WHAT IS BEING ASKED: Under this line sits a listing. Repeat exactly and only its lines from the one holding "Emit a Python" through the one holding "0.8252, 0.822, 0.8194, 0.8157, 0.8157]"; skip pictures.

Plotting code records:

..........

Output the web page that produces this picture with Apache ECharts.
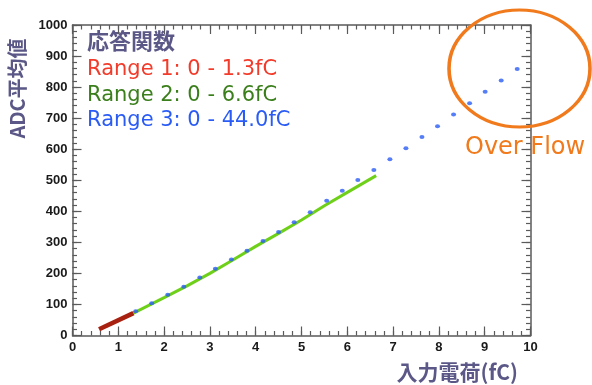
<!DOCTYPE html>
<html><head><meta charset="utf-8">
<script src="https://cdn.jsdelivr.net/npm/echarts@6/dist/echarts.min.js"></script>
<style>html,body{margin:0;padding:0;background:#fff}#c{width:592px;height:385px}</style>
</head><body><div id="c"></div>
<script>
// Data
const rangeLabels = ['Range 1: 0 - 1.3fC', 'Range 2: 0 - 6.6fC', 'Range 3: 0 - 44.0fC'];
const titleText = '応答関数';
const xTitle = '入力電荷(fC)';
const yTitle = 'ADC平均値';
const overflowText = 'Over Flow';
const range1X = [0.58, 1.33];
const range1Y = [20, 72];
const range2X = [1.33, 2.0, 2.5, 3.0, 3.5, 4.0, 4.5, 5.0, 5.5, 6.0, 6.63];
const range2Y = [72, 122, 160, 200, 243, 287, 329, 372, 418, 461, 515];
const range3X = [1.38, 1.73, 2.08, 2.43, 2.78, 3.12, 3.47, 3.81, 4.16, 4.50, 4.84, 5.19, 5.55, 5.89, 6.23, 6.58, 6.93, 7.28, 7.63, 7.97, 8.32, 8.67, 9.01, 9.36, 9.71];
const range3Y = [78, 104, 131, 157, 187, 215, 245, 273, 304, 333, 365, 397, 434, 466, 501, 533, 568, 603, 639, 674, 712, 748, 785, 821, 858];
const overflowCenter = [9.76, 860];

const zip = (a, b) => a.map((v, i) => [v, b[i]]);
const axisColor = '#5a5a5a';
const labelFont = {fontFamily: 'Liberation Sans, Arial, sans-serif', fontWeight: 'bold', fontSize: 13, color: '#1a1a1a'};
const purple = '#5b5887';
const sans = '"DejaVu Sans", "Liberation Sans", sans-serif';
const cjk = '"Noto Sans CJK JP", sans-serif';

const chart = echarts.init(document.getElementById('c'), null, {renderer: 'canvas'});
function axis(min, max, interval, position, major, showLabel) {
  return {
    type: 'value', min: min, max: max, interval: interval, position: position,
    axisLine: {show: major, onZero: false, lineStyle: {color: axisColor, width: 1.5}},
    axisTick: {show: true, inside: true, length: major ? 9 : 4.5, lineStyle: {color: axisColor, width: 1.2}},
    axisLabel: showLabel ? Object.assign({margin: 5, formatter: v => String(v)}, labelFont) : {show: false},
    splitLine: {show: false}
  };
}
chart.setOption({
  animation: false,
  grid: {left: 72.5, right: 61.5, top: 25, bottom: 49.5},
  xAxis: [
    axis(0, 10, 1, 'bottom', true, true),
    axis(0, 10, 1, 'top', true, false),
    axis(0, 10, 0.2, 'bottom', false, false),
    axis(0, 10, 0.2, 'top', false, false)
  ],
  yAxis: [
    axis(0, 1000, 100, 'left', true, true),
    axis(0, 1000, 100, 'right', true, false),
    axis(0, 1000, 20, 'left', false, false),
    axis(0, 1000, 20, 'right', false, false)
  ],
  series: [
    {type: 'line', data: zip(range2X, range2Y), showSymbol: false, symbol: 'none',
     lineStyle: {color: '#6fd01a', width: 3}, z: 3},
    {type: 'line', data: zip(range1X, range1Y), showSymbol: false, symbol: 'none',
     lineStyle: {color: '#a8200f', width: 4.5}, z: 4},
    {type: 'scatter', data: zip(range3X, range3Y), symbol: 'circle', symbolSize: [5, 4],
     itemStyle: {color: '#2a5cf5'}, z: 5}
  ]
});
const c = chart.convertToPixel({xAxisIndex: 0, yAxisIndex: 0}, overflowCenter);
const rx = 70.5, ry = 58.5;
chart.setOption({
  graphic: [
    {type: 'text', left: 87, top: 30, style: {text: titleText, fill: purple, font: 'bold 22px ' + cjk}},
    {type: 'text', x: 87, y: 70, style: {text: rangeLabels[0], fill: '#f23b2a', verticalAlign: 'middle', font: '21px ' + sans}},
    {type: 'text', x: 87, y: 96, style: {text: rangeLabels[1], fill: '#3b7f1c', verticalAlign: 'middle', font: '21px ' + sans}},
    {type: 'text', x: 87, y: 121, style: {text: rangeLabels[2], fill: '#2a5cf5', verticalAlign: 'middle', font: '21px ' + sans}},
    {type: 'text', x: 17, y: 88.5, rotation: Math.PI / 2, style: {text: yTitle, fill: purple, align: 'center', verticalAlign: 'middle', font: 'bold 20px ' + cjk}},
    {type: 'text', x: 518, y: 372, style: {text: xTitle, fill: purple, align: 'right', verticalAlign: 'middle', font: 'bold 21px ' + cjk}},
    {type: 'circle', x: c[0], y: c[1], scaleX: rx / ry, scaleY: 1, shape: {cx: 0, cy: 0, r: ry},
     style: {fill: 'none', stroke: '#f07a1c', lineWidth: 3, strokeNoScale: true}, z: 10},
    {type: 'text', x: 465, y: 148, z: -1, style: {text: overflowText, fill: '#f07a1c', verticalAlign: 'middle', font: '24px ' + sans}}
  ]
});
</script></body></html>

..........

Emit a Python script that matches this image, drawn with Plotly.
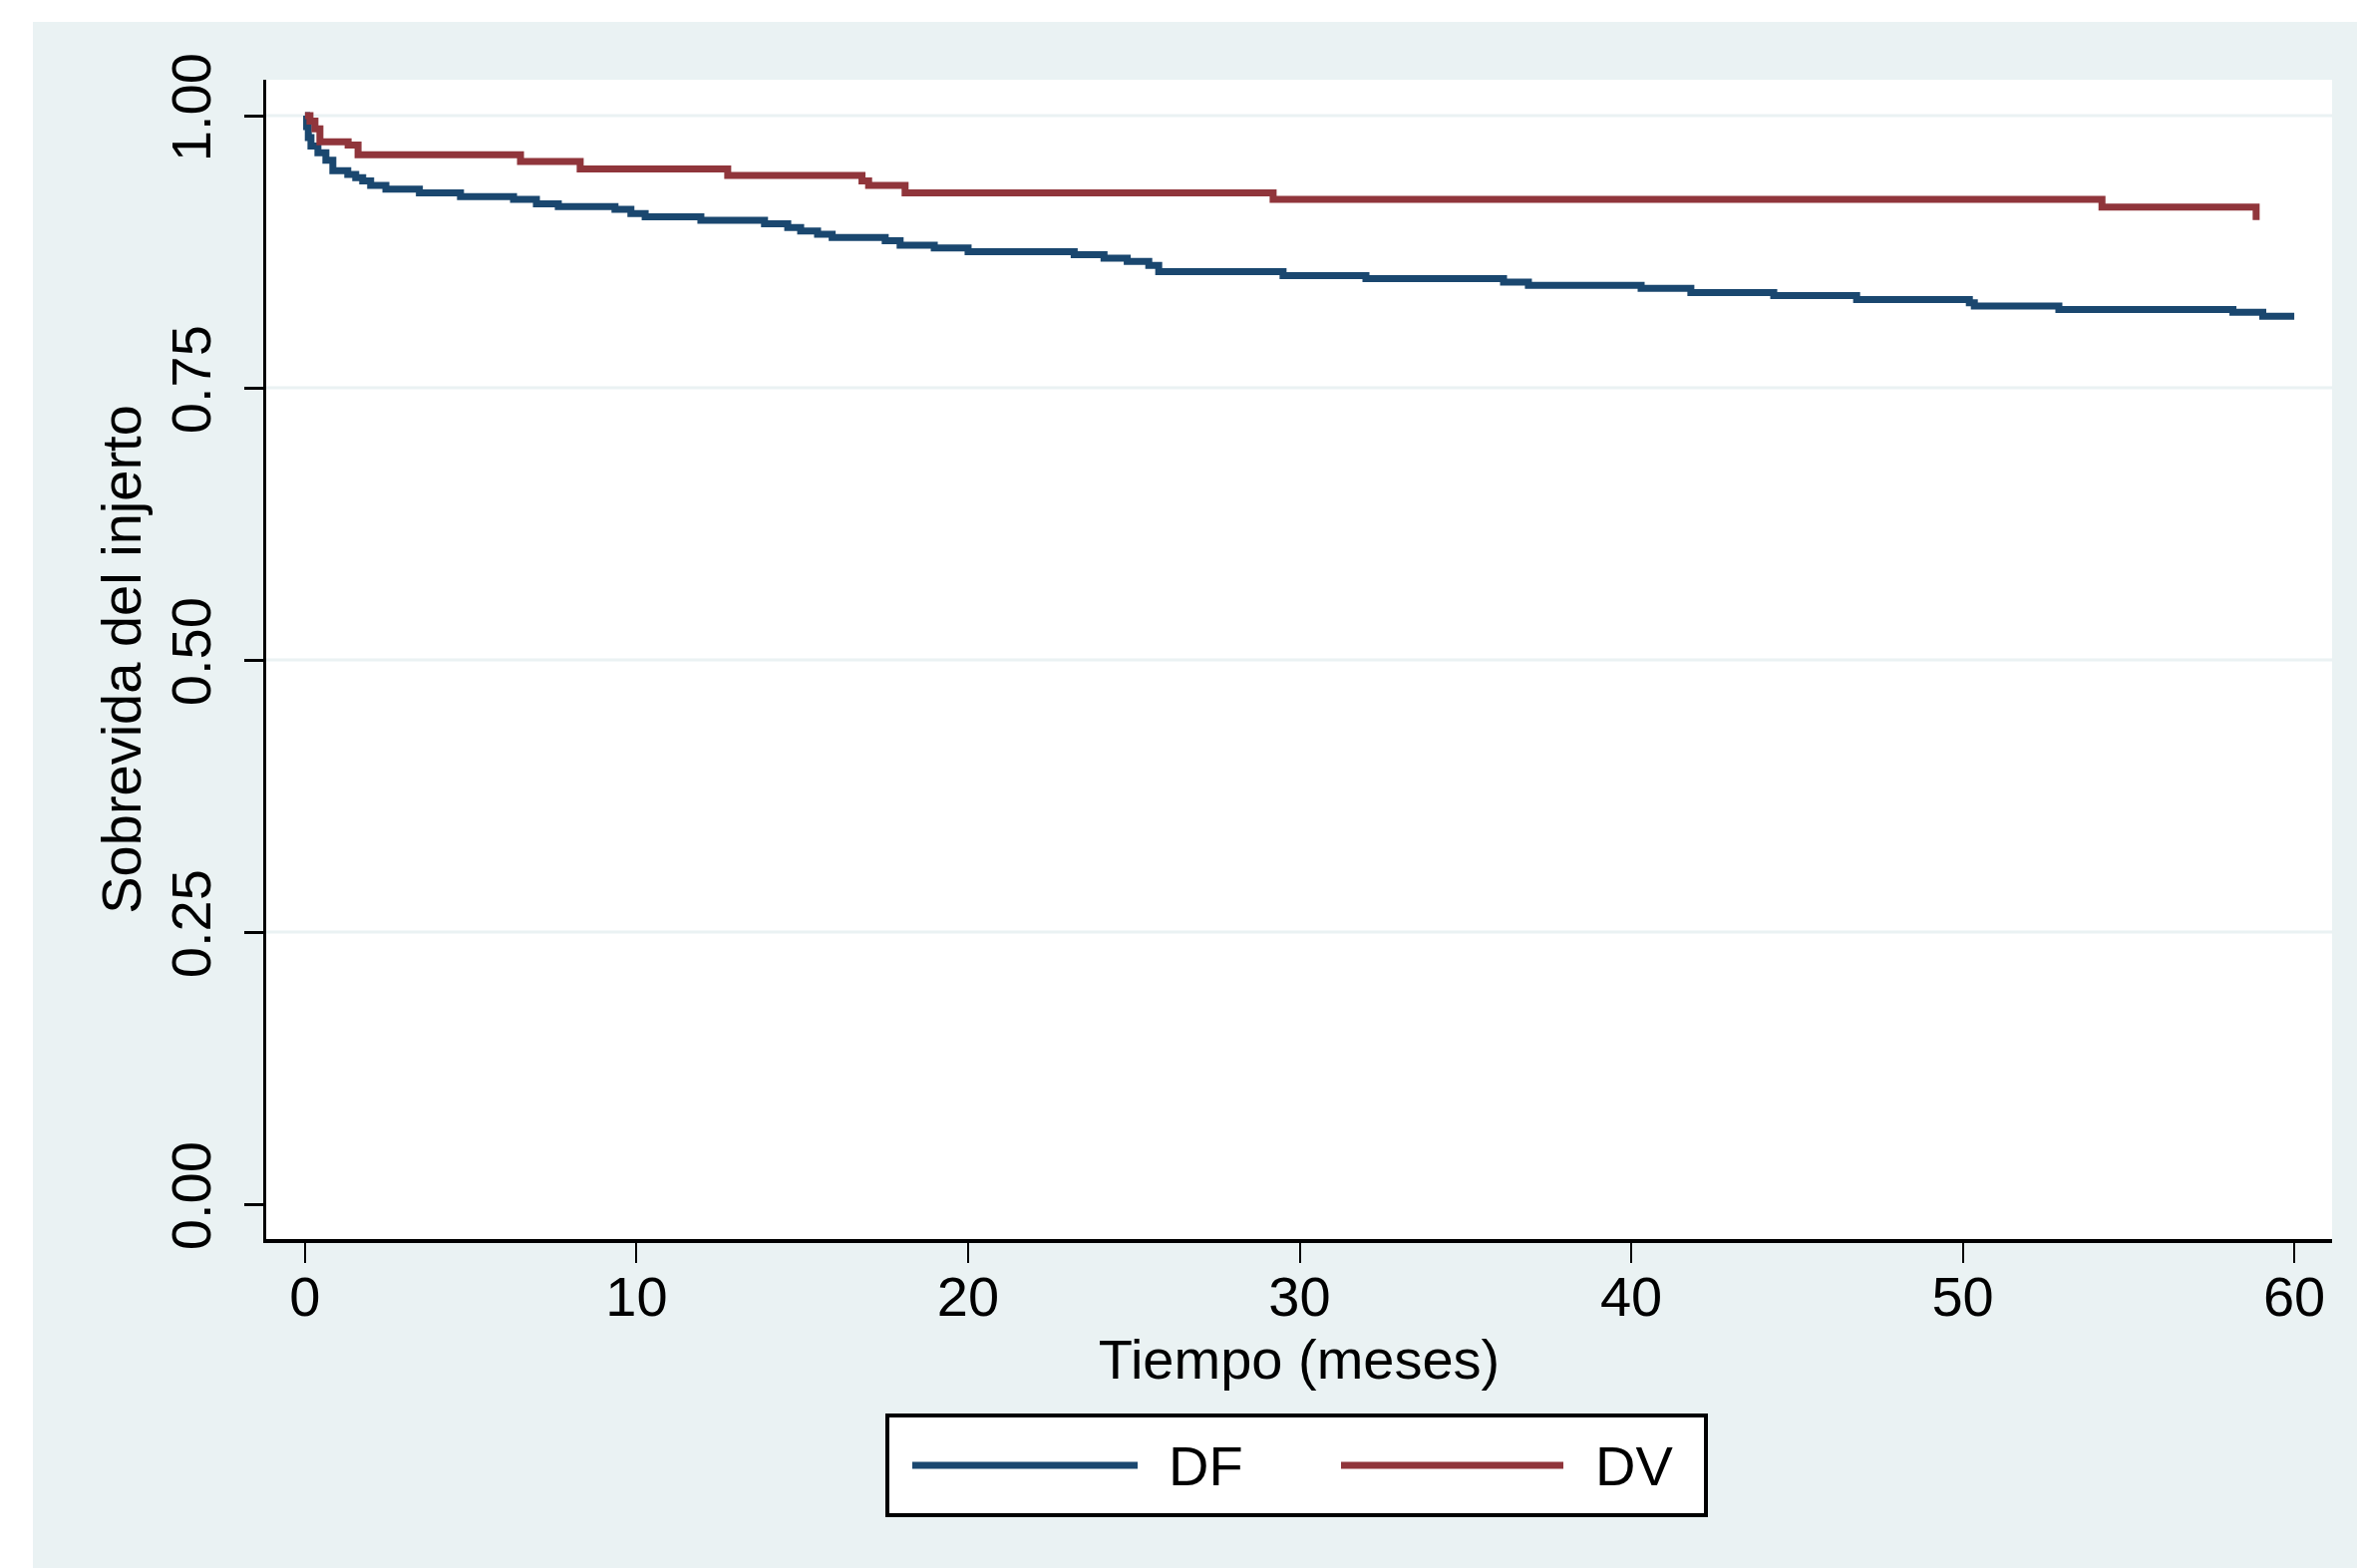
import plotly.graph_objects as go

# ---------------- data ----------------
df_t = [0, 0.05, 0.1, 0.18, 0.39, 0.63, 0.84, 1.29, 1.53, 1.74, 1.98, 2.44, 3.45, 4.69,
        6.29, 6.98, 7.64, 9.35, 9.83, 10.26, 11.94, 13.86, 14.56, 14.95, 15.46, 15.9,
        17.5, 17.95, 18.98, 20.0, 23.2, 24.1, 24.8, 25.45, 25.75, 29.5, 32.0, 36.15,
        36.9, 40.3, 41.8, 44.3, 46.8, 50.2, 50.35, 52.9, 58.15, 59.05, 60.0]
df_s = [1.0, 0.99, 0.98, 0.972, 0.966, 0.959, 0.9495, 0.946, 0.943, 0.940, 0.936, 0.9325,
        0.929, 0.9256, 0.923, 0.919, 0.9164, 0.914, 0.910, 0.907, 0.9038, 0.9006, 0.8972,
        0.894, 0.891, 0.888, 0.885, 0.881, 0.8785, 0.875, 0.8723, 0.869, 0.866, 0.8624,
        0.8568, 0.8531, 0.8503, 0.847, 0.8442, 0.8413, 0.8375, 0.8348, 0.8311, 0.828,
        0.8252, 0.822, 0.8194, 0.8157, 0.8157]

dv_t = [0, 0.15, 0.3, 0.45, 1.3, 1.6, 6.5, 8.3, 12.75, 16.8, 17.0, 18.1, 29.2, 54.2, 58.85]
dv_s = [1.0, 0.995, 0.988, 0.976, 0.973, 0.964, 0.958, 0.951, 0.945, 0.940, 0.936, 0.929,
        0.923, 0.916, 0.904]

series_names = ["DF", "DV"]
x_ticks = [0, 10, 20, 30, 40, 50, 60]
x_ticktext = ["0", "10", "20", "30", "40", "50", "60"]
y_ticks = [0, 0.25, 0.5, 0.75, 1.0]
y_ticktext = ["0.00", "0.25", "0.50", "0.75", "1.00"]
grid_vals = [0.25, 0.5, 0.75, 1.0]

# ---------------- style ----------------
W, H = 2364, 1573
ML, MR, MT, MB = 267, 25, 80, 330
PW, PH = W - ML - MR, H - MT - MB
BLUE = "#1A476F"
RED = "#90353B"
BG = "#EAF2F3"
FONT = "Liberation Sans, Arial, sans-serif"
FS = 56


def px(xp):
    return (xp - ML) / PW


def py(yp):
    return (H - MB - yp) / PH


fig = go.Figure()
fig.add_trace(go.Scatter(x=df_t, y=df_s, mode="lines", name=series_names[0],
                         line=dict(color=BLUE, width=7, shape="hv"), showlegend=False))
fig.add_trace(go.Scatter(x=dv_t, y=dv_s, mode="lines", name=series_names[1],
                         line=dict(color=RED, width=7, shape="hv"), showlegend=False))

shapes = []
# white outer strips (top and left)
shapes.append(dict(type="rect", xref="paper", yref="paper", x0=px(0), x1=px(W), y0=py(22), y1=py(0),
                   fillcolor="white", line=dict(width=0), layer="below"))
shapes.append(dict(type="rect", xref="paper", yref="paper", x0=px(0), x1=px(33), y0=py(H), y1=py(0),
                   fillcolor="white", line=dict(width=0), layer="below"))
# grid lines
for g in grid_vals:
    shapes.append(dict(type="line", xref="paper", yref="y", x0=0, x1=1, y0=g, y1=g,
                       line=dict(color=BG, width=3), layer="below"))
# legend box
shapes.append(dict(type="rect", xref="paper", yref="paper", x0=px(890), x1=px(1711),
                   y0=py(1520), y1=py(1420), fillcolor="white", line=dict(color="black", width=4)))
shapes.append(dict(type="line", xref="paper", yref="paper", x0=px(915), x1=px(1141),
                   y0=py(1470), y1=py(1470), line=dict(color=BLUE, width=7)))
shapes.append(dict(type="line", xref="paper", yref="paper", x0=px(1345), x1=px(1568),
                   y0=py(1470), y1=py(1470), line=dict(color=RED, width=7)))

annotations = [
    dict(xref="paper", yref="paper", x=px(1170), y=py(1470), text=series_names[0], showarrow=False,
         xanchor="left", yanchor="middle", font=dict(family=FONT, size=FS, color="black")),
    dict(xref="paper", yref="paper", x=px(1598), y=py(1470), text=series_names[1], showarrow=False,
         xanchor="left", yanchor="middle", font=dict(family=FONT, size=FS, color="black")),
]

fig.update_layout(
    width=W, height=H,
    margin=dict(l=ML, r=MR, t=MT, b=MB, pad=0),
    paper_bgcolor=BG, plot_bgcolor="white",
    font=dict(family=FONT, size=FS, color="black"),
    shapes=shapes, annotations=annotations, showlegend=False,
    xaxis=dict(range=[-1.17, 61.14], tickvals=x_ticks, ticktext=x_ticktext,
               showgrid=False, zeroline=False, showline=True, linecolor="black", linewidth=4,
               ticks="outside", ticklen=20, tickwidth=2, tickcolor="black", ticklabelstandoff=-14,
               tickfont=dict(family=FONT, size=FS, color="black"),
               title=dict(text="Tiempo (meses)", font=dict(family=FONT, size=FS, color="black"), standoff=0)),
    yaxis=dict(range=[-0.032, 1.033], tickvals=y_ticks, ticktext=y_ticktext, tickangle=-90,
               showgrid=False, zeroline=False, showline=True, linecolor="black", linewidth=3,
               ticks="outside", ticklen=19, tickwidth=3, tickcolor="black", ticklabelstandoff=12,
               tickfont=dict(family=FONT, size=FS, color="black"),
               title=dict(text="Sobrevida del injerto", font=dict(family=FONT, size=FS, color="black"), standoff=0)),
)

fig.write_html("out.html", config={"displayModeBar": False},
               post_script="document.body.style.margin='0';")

..........

WRITTEN ANSWER:
Emit a Python script that matches this image, drawn with Plotly.
import plotly.graph_objects as go

# ---------------- data ----------------
df_t = [0, 0.05, 0.1, 0.18, 0.39, 0.63, 0.84, 1.29, 1.53, 1.74, 1.98, 2.44, 3.45, 4.69,
        6.29, 6.98, 7.64, 9.35, 9.83, 10.26, 11.94, 13.86, 14.56, 14.95, 15.46, 15.9,
        17.5, 17.95, 18.98, 20.0, 23.2, 24.1, 24.8, 25.45, 25.75, 29.5, 32.0, 36.15,
        36.9, 40.3, 41.8, 44.3, 46.8, 50.2, 50.35, 52.9, 58.15, 59.05, 60.0]
df_s = [1.0, 0.99, 0.98, 0.972, 0.966, 0.959, 0.9495, 0.946, 0.943, 0.940, 0.936, 0.9325,
        0.929, 0.9256, 0.923, 0.919, 0.9164, 0.914, 0.910, 0.907, 0.9038, 0.9006, 0.8972,
        0.894, 0.891, 0.888, 0.885, 0.881, 0.8785, 0.875, 0.8723, 0.869, 0.866, 0.8624,
        0.8568, 0.8531, 0.8503, 0.847, 0.8442, 0.8413, 0.8375, 0.8348, 0.8311, 0.828,
        0.8252, 0.822, 0.8194, 0.8157, 0.8157]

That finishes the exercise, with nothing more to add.